Resurfacing the city
We’re breaking a pattern here on the blog and writing—directly and unabashedly (ok, maybe more directly and unabashedly than usual)—about one of our own projects. We recently finished designing, fabricating and installing a miniature park, in the parking lane of 22nd Street at Bartlett in the Mission District. The site for this “parklet” was carved out of the regulatory structure by the City of San Francisco itself through its Pavement to Parks program, which looks to underutilitized and surplus areas of asphalt in the city as sites for potential reprogramming of and experimentation on the urban landscape. By casting these projects as temporary experiments, the program opens up a deceptively simple alternative path to citymaking: a series of spatial improvisations, given permission to be both graceful or clumsy, but which may suggest a few ideas we want to keep. In contrast to our more familiar American modes of technocratically driven, convulsive public process, this notion is more akin to the artist’s practice of sketching until right form emerges. Projects are deemed temporary until the public has had six to twelve months to try them out, at which point removal, corrections or permanent improvements can be made.
Our notion for the park was that it be assembled of a series of blocks, each of which served a unique programmatic function. This modular system could be arranged a number of ways depending on the site conditions, and if experimentation revealed news about human occupation of the site over time, the design could respond through re-arrangement of its parts. The blocks turned out to be three feet wide by seven feet long, made of steel and bamboo decking. Some were seats, some were tables. Some were left “blank”, in fact it might have been good to leave even more blank. We tried to make the blocks sinuous, like the surface of a carpet that has been wrinkled in different ways. And yes, they do kind of look like those benches outside the De Young, don’t they? We like those benches.

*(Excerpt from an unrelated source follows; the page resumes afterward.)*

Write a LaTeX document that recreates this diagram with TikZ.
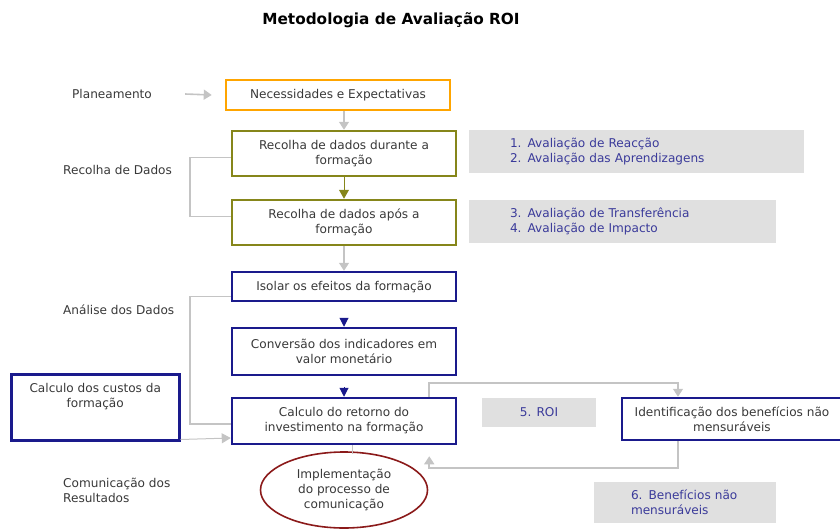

We’re working on a second version of the system for more widespread use as city permitting opens up new sites. It is interesting to be designing a large product, made to be comfortable and expressive, specifically for the parking lane, that isn’t a vehicle. Until now, cars have held fief over this territory because they express a level of mass, craft and capital that entitles them to it, at least psychologically. A car is a body, a breathing, purring thing that can both cradle and conquer.
It sits, plump with importance, wherever it is left. It cannot be moved, except by a larger vehicle. Arguably, it takes a bit to compete with that. Experiments in displacing cars with human bodies and quickly improvised spaces have been promising, but can feel provisional. If design is an agent of programmatic change, setting in motion an evolutionary course, then let us find a new, energetic joy and generosity for urban spaces and use design to express it. It is that same ecstasy that gave us fins and chrome fifty years ago. Let us continue to play with art and design in our streets, as we always have, but recognize the agency of that design: it creates our priorities as much as it is created by them.
I’m turning to Alex Wall, who writes that “this is less design as passive ameliorant and more as active accelerant, staging and setting up new conditions for uncertain futures.” How will people use temporary parks? We don’t know. Will they change expectations of the street? The social life of the street seems to have already inhabited these new spaces, unselfconsciously. The future is uncertain since as we embark on a major reprogramming of the urban surface, perhaps the biggest since we last reprogrammed it in mid-last-century and set in motion an open-ended evolution around the automobile. We greet this task with an emphatic YES and a hunger for the myriad new forms it will take.